C’est à ce titre que Seul le temps nous appartient, qui boucle un cycle, traverse l’aveuglement de notre temps pétrifié dans ses contradictions, tel que le mouvement de l’histoire puis ses désillusions, mais aussi tel que les philosophies qui leur succèdent nous empêchent aujourd’hui de saisir la profondeur de l’habiter maintenant, ce que certaines traditions philosophiques plus anciennes peuvent en revanche nous aider à réaliser, pour mieux encore nous tracer un avenir.
Ce livre prend en effet sa source dans le stoïcisme, qui est une pensée de l’oikeiosis, de la façon que nous avons de nous approprier le monde, de nous le rendre familier, de le ménager et de l’habiter. Et Caye remarque à juste titre que Bergson avait saisi ce paradoxe du temps à travers sa conversion en espace : car le temps, pour être appropriable, doit être saisi et vécu dans ce qui ne peut être seulement objectivé par la technique, la mesure, le calcul et sa traduction dans l’environnement, mais vécu sur le mode d’une médiation entre le mode subjectif et la réalité extérieure.

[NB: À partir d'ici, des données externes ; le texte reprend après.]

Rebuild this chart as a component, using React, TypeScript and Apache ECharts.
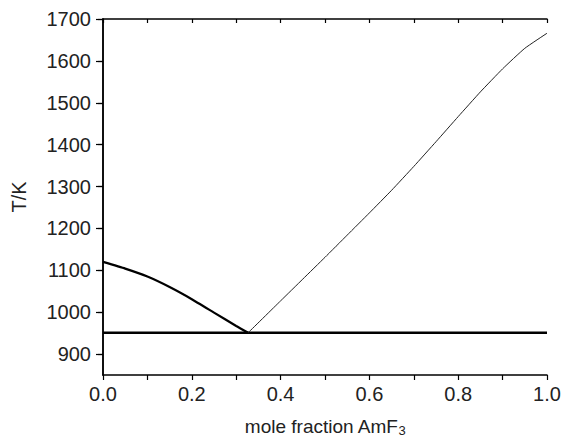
import React, { useEffect, useRef } from "react";
import * as echarts from "echarts";

// Liquidus (AmF3-poor side, thick line)
const leftLiquidusX = [0, 0.05, 0.1, 0.15, 0.2, 0.25, 0.3, 0.327];
const leftLiquidusT = [1120, 1104, 1085, 1060, 1031, 999, 967, 951];

// Liquidus (AmF3-rich side, thin line)
const rightLiquidusX = [0.327, 0.4, 0.45, 0.5, 0.55, 0.6, 0.65, 0.7, 0.75, 0.8, 0.85, 0.9, 0.95, 1.0];
const rightLiquidusT = [951, 1027, 1079, 1131, 1184, 1237, 1291, 1348, 1407, 1467, 1526, 1581, 1630, 1666];

// Eutectic horizontal
const eutecticX = [0, 1];
const eutecticT = [951, 951];

const xTicks = [0, 0.2, 0.4, 0.6, 0.8, 1.0];
const yTicks = [900, 1000, 1100, 1200, 1300, 1400, 1500, 1600, 1700];

const FONT = "'Liberation Sans', Arial, Helvetica, sans-serif";

function zip(xs: number[], ys: number[]) {
  return xs.map((x, i) => [x, ys[i]]);
}

export default function App() {
  const ref = useRef<HTMLDivElement>(null);

  useEffect(() => {
    if (!ref.current) return;
    const chart = echarts.init(ref.current, undefined, { renderer: "svg" });
    const axisLine = { show: true, lineStyle: { color: "#000", width: 1.5 } };
    chart.setOption({
      animation: false,
      backgroundColor: "#fff",
      grid: {
        left: 103,
        right: 19,
        top: 19,
        bottom: 63,
        containLabel: false,
        outerBoundsMode: "none",
      },
      xAxis: [
        {
          type: "value",
          position: "bottom",
          min: xTicks[0],
          max: xTicks[xTicks.length - 1],
          interval: 0.2,
          axisLine,
          axisTick: { show: true, inside: false, length: 5, lineStyle: { color: "#000", width: 1.2 } },
          minorTick: { show: true, splitNumber: 2, length: 5, lineStyle: { color: "#000", width: 1.2 } },
          splitLine: { show: false },
          axisLabel: {
            color: "#222",
            fontSize: 20,
            fontFamily: FONT,
            margin: 9,
            formatter: (v: number) => v.toFixed(1),
          },
          name: "{m|mole fraction AmF}{sub|3}",
          nameLocation: "middle",
          nameGap: 42,
          nameTextStyle: {
            color: "#222",
            fontSize: 19,
            fontFamily: FONT,
            rich: {
              m: { fontSize: 19, fontFamily: FONT, color: "#222", lineHeight: 20, verticalAlign: "top" },
              sub: {
                fontSize: 13,
                fontFamily: FONT,
                color: "#222",
                lineHeight: 13,
                padding: [8, 0, 0, 0],
                verticalAlign: "bottom",
              },
            },
          },
        },
        {
          type: "value",
          position: "top",
          min: 0,
          max: 1,
          interval: 0.2,
          axisLine,
          axisTick: { show: true, inside: true, length: 4, lineStyle: { color: "#000", width: 1.2 } },
          minorTick: { show: true, splitNumber: 2, length: 4, lineStyle: { color: "#000", width: 1.2 } },
          splitLine: { show: false },
          axisLabel: { show: false },
        },
      ],
      yAxis: [
        {
          type: "value",
          position: "left",
          min: 850,
          max: 1700,
          axisLine,
          axisTick: {
            show: true,
            inside: false,
            length: 7,
            customValues: yTicks,
            lineStyle: { color: "#000", width: 1.2 },
          },
          splitLine: { show: false },
          axisLabel: {
            color: "#222",
            fontSize: 20,
            fontFamily: FONT,
            margin: 12,
            customValues: yTicks,
            formatter: (v: number) => String(v),
          },
          name: "T/K",
          nameLocation: "middle",
          nameGap: 74,
          nameTextStyle: { color: "#222", fontSize: 20, fontFamily: FONT },
        },
        {
          type: "value",
          position: "right",
          min: 850,
          max: 1700,
          axisLine,
          axisTick: {
            show: true,
            inside: true,
            length: 5,
            customValues: yTicks,
            lineStyle: { color: "#000", width: 1.2 },
          },
          splitLine: { show: false },
          axisLabel: { show: false },
        },
      ],
      series: [
        {
          type: "line",
          data: zip(eutecticX, eutecticT),
          showSymbol: false,
          lineStyle: { color: "#000", width: 2.5 },
          z: 3,
        },
        {
          type: "line",
          data: zip(leftLiquidusX, leftLiquidusT),
          showSymbol: false,
          smooth: 0.15,
          lineStyle: { color: "#000", width: 2.2 },
          z: 3,
        },
        {
          type: "line",
          data: zip(rightLiquidusX, rightLiquidusT),
          showSymbol: false,
          smooth: 0.15,
          lineStyle: { color: "#222", width: 1 },
          z: 3,
        },
      ],
    });
    return () => chart.dispose();
  }, []);

  return (
    <div
      ref={ref}
      style={{ position: "fixed", left: 0, top: 0, width: 566, height: 438, background: "#fff" }}
    />
  );
}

L’investissement contemporain dans les technologies numériques procède de cette spatialisation du temps et participe d’une confiscation de la durée. En un sens, notre temps retrouve, avec ce sombre renversement, ce qui, dans le temps, contient l’énergie de la ruine et de la destruction qui attendent ceux qui pensent qu’il peut être objectivé, dominé et contrôlé par la puissance humaine. Avec l’oikeiosis, c’est toute la question de l’habitat humain qui surgit : l’architecture est un art de la limite, de la clôture, pour former, comme le rappelle Caye, une arche et dessiner notre enveloppe protectrice, en sorte de ménager les conditions d’une existence digne. L’un des enjeux contemporains de la ville tient justement à cet art de la réappropriation paradoxale du temps, et non plus seulement de l’espace, car la bataille de l’architecture comme art de la limite a été perdue à l’heure de la mégapole, qui consacre la victoire de l’illimité et qui se traduit par une extension de l’ancienne cité au-delà de toute mesure. Il est notable que l’épicentre de la puissance des technologies numériques, la Silicon Valley, soit un territoire parmi les plus inhospitaliers qui soient. C’est là un exemple de cette nécessité de poser la question de l’habitation de la Terre, en termes non plus d’occupation de l’espace, mais de temporalisation. C’est à cette urgence que le livre de Pierre Caye nous invite à répondre par sa radicale, patiente et profonde méditation du temps comme médiation.